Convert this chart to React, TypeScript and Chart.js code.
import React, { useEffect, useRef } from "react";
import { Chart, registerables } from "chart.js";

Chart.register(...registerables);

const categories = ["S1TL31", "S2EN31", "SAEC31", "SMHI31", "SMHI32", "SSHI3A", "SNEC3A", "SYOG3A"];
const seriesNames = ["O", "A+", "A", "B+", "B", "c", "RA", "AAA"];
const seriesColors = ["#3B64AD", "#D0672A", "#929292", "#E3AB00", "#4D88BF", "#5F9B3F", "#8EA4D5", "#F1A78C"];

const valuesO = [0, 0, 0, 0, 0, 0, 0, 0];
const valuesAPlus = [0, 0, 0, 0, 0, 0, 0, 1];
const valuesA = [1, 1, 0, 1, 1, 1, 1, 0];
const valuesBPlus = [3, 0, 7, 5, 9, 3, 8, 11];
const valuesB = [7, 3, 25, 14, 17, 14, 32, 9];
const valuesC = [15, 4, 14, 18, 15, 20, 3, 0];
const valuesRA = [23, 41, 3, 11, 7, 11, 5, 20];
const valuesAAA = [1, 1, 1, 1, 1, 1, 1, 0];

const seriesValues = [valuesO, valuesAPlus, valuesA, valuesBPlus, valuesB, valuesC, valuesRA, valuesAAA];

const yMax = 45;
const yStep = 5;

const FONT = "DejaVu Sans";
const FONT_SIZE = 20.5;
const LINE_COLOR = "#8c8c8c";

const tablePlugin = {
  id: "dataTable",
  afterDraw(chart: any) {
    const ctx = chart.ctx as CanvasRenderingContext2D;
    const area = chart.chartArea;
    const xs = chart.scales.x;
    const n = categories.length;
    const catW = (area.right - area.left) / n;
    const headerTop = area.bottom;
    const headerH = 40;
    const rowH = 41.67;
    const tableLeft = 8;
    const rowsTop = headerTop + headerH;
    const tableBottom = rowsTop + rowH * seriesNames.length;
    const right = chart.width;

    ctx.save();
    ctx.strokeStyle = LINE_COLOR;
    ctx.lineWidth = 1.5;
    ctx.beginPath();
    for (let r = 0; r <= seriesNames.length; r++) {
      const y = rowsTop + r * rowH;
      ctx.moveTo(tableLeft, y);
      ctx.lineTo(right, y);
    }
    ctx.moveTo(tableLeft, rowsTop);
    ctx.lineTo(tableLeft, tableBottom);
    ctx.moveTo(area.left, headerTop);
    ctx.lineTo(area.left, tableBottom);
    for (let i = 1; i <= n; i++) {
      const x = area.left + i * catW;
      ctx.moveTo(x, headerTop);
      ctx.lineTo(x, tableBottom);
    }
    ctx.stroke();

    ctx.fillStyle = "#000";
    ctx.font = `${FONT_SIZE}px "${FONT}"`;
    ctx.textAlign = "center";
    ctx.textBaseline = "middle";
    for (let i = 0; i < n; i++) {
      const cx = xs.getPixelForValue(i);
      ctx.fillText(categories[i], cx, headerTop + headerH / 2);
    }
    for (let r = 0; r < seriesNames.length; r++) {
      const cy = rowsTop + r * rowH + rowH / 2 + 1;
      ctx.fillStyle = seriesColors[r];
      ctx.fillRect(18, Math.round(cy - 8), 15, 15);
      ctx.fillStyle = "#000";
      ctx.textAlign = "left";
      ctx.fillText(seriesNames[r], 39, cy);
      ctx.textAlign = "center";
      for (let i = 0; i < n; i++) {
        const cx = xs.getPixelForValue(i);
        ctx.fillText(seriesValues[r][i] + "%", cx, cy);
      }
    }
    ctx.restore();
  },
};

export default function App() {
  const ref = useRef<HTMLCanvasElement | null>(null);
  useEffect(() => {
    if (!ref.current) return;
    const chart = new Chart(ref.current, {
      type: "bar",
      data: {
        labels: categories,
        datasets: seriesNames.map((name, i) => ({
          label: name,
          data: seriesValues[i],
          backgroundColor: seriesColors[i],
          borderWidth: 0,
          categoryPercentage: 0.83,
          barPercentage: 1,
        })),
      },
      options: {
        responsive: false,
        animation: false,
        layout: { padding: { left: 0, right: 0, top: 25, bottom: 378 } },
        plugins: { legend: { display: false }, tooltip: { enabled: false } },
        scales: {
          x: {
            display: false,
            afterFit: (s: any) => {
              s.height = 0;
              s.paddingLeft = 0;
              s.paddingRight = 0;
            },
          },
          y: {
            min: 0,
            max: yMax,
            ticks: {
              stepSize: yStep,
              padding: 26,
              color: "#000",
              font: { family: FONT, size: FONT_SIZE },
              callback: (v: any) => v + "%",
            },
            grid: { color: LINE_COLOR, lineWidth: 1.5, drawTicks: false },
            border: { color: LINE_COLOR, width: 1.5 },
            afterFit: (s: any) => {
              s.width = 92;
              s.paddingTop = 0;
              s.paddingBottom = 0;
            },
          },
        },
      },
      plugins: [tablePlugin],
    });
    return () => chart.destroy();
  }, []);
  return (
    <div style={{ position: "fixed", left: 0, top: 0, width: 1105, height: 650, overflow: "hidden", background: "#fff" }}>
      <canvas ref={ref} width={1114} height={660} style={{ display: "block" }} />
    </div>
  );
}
_ _ _ _ _
» **Problem description**: Copy, please, exactly the lines that start at the first line of the data and end at the line containing "Chart.register(...registerables);", both kept and no others.

» **Result for this task**:
Convert this chart to React, TypeScript and Chart.js code.
import React, { useEffect, useRef } from "react";
import { Chart, registerables } from "chart.js";

Chart.register(...registerables);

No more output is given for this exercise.